> [Set task] Retype, please, the listing from its opening line through the line that contains "(0,0) rectangle (973,843);", both included, without the pictures.
START Available data
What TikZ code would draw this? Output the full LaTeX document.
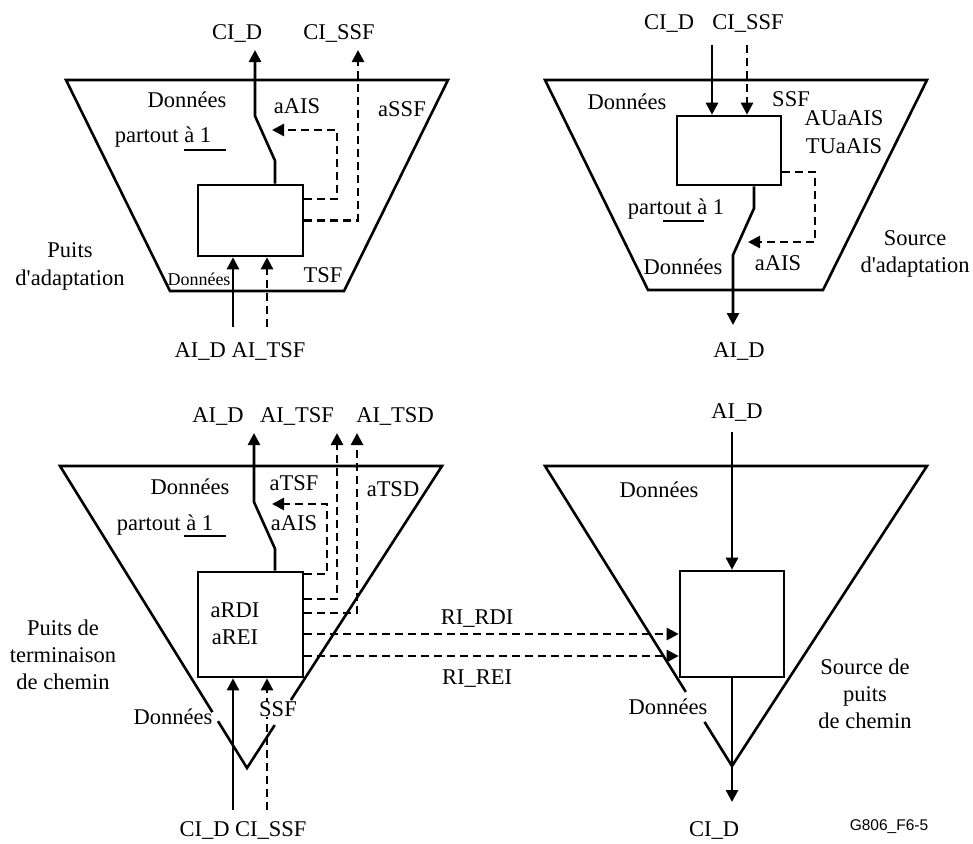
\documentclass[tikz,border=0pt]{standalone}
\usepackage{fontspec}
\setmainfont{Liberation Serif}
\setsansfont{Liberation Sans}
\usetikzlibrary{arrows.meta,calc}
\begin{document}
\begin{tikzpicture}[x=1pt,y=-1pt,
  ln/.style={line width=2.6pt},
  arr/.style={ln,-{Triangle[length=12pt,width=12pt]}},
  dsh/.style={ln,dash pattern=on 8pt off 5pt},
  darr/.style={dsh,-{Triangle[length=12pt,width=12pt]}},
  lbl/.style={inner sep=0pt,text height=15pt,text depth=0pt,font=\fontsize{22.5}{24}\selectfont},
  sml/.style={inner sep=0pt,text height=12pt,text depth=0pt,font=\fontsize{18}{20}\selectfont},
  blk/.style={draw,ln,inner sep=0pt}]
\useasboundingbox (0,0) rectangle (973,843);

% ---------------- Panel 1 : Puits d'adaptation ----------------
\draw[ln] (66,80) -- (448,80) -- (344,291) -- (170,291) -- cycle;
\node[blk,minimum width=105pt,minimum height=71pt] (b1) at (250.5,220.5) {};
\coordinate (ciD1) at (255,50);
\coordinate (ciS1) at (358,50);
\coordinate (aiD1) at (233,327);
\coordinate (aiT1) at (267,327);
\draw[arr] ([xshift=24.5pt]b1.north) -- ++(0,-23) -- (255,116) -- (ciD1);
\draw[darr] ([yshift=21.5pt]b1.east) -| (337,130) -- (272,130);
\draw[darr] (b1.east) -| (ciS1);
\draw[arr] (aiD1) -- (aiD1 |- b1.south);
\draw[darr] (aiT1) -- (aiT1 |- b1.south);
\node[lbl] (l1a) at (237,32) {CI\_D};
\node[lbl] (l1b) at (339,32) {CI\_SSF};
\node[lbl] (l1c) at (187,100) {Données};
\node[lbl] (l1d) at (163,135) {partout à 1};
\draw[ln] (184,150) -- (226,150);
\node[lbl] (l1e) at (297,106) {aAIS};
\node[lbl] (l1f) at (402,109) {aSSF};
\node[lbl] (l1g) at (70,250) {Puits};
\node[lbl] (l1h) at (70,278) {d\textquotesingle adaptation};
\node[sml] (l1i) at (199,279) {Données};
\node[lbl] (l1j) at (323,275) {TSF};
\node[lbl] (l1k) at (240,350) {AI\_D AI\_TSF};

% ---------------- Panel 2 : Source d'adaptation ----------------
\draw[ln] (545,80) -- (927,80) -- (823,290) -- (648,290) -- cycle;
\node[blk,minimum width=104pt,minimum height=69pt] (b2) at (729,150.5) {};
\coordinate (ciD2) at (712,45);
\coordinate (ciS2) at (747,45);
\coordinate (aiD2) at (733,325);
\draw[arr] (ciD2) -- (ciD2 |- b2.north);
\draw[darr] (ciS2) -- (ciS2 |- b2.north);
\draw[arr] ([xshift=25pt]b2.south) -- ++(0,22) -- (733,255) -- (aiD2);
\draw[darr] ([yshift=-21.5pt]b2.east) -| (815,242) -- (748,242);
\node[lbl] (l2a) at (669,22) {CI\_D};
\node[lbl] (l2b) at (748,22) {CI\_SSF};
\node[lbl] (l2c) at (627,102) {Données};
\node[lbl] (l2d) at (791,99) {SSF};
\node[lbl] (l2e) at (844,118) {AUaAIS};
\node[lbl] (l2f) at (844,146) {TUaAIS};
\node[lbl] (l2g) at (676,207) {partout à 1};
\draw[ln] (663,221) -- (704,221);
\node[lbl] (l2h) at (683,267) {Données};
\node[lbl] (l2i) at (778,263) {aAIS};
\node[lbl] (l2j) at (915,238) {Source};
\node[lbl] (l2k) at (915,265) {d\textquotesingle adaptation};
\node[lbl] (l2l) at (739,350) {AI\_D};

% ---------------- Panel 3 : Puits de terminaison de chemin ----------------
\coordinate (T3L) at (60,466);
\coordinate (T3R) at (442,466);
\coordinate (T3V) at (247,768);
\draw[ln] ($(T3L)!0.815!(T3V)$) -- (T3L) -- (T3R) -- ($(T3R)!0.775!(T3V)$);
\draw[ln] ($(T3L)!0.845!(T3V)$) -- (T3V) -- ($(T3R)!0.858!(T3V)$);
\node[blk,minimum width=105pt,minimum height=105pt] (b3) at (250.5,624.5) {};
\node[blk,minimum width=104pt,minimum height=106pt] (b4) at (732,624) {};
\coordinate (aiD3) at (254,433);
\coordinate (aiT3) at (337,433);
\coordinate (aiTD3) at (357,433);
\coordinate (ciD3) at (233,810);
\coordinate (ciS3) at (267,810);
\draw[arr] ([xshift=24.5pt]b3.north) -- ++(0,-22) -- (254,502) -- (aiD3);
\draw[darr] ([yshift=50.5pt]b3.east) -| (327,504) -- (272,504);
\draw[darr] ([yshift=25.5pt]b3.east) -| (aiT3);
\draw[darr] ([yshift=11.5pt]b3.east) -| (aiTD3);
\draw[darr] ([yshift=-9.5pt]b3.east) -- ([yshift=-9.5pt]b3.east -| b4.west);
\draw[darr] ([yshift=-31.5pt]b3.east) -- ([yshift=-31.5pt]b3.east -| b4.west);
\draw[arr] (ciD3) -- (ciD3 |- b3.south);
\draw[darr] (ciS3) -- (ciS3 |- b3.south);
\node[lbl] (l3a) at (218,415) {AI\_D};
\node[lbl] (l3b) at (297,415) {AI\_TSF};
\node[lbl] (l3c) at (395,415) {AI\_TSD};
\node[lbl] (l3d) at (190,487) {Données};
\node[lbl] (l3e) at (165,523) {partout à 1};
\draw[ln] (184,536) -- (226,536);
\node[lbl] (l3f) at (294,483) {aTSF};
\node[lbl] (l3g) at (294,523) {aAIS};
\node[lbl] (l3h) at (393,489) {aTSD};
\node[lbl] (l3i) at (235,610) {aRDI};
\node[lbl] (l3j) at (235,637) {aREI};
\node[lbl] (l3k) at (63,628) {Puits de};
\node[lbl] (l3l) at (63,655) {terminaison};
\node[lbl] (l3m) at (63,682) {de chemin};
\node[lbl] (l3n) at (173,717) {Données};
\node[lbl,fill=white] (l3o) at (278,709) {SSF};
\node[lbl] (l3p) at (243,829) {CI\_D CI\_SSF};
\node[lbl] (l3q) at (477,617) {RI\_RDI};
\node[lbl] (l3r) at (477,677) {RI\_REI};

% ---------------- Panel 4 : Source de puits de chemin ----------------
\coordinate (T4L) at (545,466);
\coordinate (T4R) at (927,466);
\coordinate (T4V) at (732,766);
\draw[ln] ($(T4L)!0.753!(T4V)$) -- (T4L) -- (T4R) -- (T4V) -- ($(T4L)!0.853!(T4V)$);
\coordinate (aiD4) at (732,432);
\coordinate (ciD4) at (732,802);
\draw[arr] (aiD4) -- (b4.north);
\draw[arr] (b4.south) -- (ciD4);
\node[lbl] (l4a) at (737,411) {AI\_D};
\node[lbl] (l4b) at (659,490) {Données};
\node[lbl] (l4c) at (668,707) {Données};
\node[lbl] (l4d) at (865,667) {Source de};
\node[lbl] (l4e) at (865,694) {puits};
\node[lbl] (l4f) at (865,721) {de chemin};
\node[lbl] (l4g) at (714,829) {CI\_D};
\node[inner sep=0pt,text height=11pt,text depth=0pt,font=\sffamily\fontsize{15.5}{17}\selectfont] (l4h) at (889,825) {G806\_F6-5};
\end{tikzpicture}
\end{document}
END Available data
> [Output below]
What TikZ code would draw this? Output the full LaTeX document.
\documentclass[tikz,border=0pt]{standalone}
\usepackage{fontspec}
\setmainfont{Liberation Serif}
\setsansfont{Liberation Sans}
\usetikzlibrary{arrows.meta,calc}
\begin{document}
\begin{tikzpicture}[x=1pt,y=-1pt,
  ln/.style={line width=2.6pt},
  arr/.style={ln,-{Triangle[length=12pt,width=12pt]}},
  dsh/.style={ln,dash pattern=on 8pt off 5pt},
  darr/.style={dsh,-{Triangle[length=12pt,width=12pt]}},
  lbl/.style={inner sep=0pt,text height=15pt,text depth=0pt,font=\fontsize{22.5}{24}\selectfont},
  sml/.style={inner sep=0pt,text height=12pt,text depth=0pt,font=\fontsize{18}{20}\selectfont},
  blk/.style={draw,ln,inner sep=0pt}]
\useasboundingbox (0,0) rectangle (973,843);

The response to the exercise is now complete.